Sederabend

April 2007

Pessach ist da: Die Schränke sind sauber, alle Krumen gesäuerten Teiges (Chametz genannt) weitgehend verbannt (abgesehen von dem Vorrat, den wir für unseren Ostergast angelegt haben), die Mazzen (nur aus Mehl und Wasser bestehende Fladenbrote) liegen bereit und wir, frisch geduscht und herausgeputzt, machen uns auf den Weg zum grossen Familienfestmahl, dem Seder.

Doch heute stürzt sich keiner auf das Essen. Alle sitzen brav um den Tisch, lesen reihum Passagen aus der Pessach-Haggadah, der überlieferten Geschichte vom Auszug aus Ägypten, schieben hier und da eine symbolische Speise in den Mund oder nippen an einem Glas Wein (insgesamt sind es vier Gläser, die an diesem Abend gelehrt werden).
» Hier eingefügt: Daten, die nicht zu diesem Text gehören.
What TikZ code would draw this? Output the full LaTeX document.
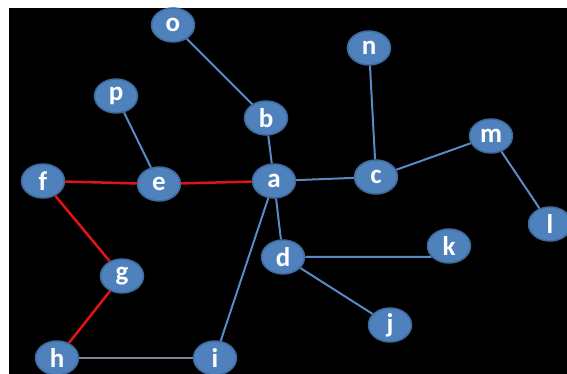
\documentclass[tikz,border=0pt]{standalone}
\usepackage{fontspec}
\setmainfont{Carlito}
\usepackage{tikz}
\usetikzlibrary{shapes.geometric}
\definecolor{nblue}{HTML}{4F81BD}
\definecolor{nrim}{HTML}{3F6A9A}
\definecolor{eblue}{HTML}{5A8AC6}
\definecolor{ered}{HTML}{E01414}
\definecolor{egray}{HTML}{7A8596}
\begin{document}
\begin{tikzpicture}[x=1pt, y=-1pt]
    \tikzset{nd/.style={
      ellipse,
      draw=nrim,
      line width=1.5pt,
      fill=nblue,
      text=white,
      minimum width=43pt,
      minimum height=34pt,
      inner sep=0pt,
      font=\fontsize{27}{28}\selectfont\bfseries},
      ed/.style={draw=eblue, line width=2pt},
      hot/.style={draw=ered, line width=2.5pt}}
    \useasboundingbox (0, 0) rectangle (567, 374);
    \clip (0, 0) rectangle (567, 374);
    \fill[white] (0, 0) rectangle (567, 374);
    \fill[black] (9, 8) rectangle (567, 374);

    \node[nd] at (173, 25) (o) {o};
    \node[nd] at (369, 48) (n) {n};
    \node[nd] at (116, 96) (p) {p};
    \node[nd] at (266, 118) (b) {b};
    \node[nd] at (491, 136) (m) {m};
    \node[nd] at (43, 181) (f) {f};
    \node[nd] at (159, 184) (e) {e};
    \node[nd] at (274, 181) (a) {a};
    \node[nd] at (376, 177) (c) {c};
    \node[nd] at (550, 224) (l) {l};
    \node[nd] at (449, 246) (k) {k};
    \node[nd] at (283, 257) (d) {d};
    \node[nd] at (122, 276) (g) {g};
    \node[nd] at (390, 325) (j) {j};
    \node[nd] at (57, 358) (h) {h};
    \node[nd] at (215, 358) (i) {i};

    \draw[ed] (o) -- (b);
    \draw[ed] (b) -- (a);
    \draw[ed] (p) -- (e);
    \draw[hot] (f) -- (e);
    \draw[hot] (e) -- (a);
    \draw[ed] (a) -- (c);
    \draw[ed] (c) -- (n);
    \draw[ed] (c) -- (m);
    \draw[ed] (m) -- (l);
    \draw[ed] (a) -- (d);
    \draw[ed] (a) -- (i);
    \draw[ed] (d) -- (k.212);
    \draw[ed] (d) -- (j);
    \draw[hot] (f) -- (g);
    \draw[hot] (g) -- (h);
    \draw[draw=egray, line width=2pt] (h) -- (i);
  \end{tikzpicture}
\end{document}
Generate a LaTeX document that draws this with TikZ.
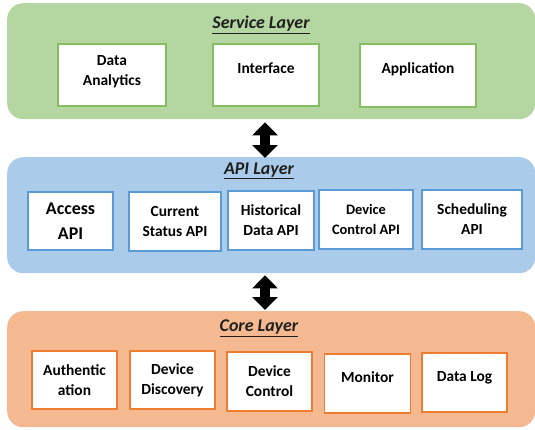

Ich zähle wie jedes Jahr hastig die Textpassagen ab, damit ich mich schon in meinen Teil einlesen kann. Aber wie jedes Jahr geht meine Rechnung nicht auf, ich werde mit einem Abschnitt übberrascht, mit dem ich nicht gerechnet habe (weil mal wieder jemand zu viel oder zu wenig gelesen hat) und stolpere unbeholfen durch die hebräischen Schriftzeichen, bis mir ganz heiss ist und ich mit hochrotem Kopf das Heft an meinen Nachbarn abgebe. Im Hebräischen sind Sprechen und Lesen eben zwei verschiedene Paar Schuhe, und während mir das eine wunderbar passt, drückt das andere an mehreren Zehen zugleich.

So schreitet der Seder voran. Für uns liegt über allem dieses Jahr ein Hauch von Wehmut, denn im nächsten Jahr werden wir vermutlich nicht im Kreise der Familie feiern. Schon bald packen wir unsere Koffer, um für unbestimmte (aber begrenzte) Zeit im Land der unbegrenzten Möglichkeiten Zwischenstation zu machen, noch einmal Uniluft zu schnuppern und dem geregelten Alltag ein wenig den Rücken zu kehren. Und wie meist, wenn grosse Veränderungen anstehen, durchlaufen wir Hochs und Tiefs, mal von kribbelnder Aufgregung und Vorfreude gepackt, mal von der bösen Stimme des Zweifels heimgesucht, alles in allem aber der willkommenen Abwechslung entgegenfiebernd.

Es ist kurz vor Mitternacht, als ich mich gut gemästet auf den Weg zum Flughafen mache, um unseren Ostergast abzuholen. Die Staus unterwegs, die aus dem Flugzeug besonders gut zu erkennen sind, vom Rundfunk aber leider nur ungenügend erfasst werden, künden von runden Bäuchen im ganzen Land. Das ist Pessach.